##### Data excerpt
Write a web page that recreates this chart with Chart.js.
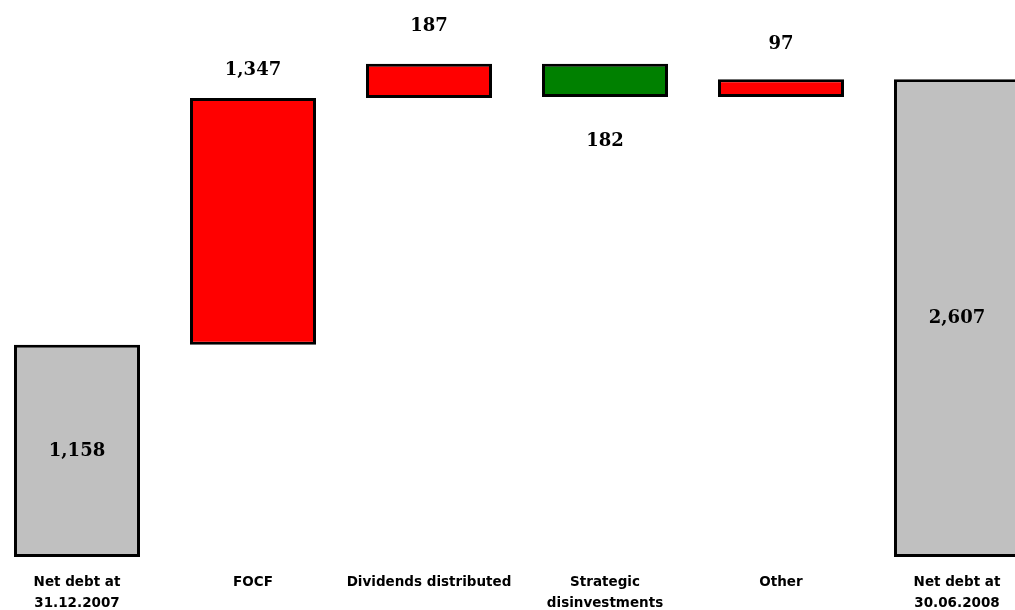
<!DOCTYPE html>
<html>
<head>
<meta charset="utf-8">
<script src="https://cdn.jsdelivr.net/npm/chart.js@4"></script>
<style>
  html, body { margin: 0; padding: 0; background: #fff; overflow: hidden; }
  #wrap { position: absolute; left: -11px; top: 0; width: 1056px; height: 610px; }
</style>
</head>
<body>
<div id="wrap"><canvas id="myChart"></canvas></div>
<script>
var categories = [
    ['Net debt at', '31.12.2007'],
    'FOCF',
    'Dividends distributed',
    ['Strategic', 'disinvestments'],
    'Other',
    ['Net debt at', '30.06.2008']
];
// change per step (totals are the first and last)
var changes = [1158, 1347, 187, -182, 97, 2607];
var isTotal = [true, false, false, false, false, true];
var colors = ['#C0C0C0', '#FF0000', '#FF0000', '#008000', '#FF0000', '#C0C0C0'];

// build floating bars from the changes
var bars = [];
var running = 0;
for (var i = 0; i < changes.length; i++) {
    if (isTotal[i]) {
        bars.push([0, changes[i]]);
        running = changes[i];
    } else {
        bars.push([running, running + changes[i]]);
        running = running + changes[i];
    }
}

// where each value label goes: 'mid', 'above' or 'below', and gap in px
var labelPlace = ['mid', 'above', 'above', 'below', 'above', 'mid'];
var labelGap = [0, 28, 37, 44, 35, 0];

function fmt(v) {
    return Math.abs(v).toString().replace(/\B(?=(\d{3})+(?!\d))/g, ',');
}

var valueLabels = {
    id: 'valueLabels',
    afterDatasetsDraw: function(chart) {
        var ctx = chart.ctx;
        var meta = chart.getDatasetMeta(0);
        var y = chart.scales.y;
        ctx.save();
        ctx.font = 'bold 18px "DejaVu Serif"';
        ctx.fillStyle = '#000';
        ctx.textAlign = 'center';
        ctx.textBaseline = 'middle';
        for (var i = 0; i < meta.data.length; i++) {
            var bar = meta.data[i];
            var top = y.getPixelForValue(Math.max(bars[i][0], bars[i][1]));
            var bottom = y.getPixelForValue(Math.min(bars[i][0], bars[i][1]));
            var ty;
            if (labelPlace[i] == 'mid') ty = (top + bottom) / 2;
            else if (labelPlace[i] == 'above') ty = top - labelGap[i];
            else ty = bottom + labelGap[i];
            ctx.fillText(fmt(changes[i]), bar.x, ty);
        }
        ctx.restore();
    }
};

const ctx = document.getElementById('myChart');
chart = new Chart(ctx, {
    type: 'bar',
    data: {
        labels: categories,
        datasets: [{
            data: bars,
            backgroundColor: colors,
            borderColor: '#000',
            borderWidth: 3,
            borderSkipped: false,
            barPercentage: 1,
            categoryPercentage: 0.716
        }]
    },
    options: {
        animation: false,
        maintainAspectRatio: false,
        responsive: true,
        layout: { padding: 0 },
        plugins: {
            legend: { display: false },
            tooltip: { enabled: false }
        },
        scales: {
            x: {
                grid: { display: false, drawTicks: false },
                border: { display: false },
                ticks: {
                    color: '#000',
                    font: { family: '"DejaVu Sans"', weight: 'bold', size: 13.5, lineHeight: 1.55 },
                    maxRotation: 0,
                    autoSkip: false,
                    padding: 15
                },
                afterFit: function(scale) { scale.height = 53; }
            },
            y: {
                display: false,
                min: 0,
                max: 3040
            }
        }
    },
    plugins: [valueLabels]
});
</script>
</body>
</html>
##########
From the first line of the listing above, repeat every line through the one holding "var labelGap = [0, 28, 37, 44, 35, 0];". Both ends count, and pictures stay out.

Write a web page that recreates this chart with Chart.js.
<!DOCTYPE html>
<html>
<head>
<meta charset="utf-8">
<script src="https://cdn.jsdelivr.net/npm/chart.js@4"></script>
<style>
  html, body { margin: 0; padding: 0; background: #fff; overflow: hidden; }
  #wrap { position: absolute; left: -11px; top: 0; width: 1056px; height: 610px; }
</style>
</head>
<body>
<div id="wrap"><canvas id="myChart"></canvas></div>
<script>
var categories = [
    ['Net debt at', '31.12.2007'],
    'FOCF',
    'Dividends distributed',
    ['Strategic', 'disinvestments'],
    'Other',
    ['Net debt at', '30.06.2008']
];
// change per step (totals are the first and last)
var changes = [1158, 1347, 187, -182, 97, 2607];
var isTotal = [true, false, false, false, false, true];
var colors = ['#C0C0C0', '#FF0000', '#FF0000', '#008000', '#FF0000', '#C0C0C0'];

// build floating bars from the changes
var bars = [];
var running = 0;
for (var i = 0; i < changes.length; i++) {
    if (isTotal[i]) {
        bars.push([0, changes[i]]);
        running = changes[i];
    } else {
        bars.push([running, running + changes[i]]);
        running = running + changes[i];
    }
}

// where each value label goes: 'mid', 'above' or 'below', and gap in px
var labelPlace = ['mid', 'above', 'above', 'below', 'above', 'mid'];
var labelGap = [0, 28, 37, 44, 35, 0];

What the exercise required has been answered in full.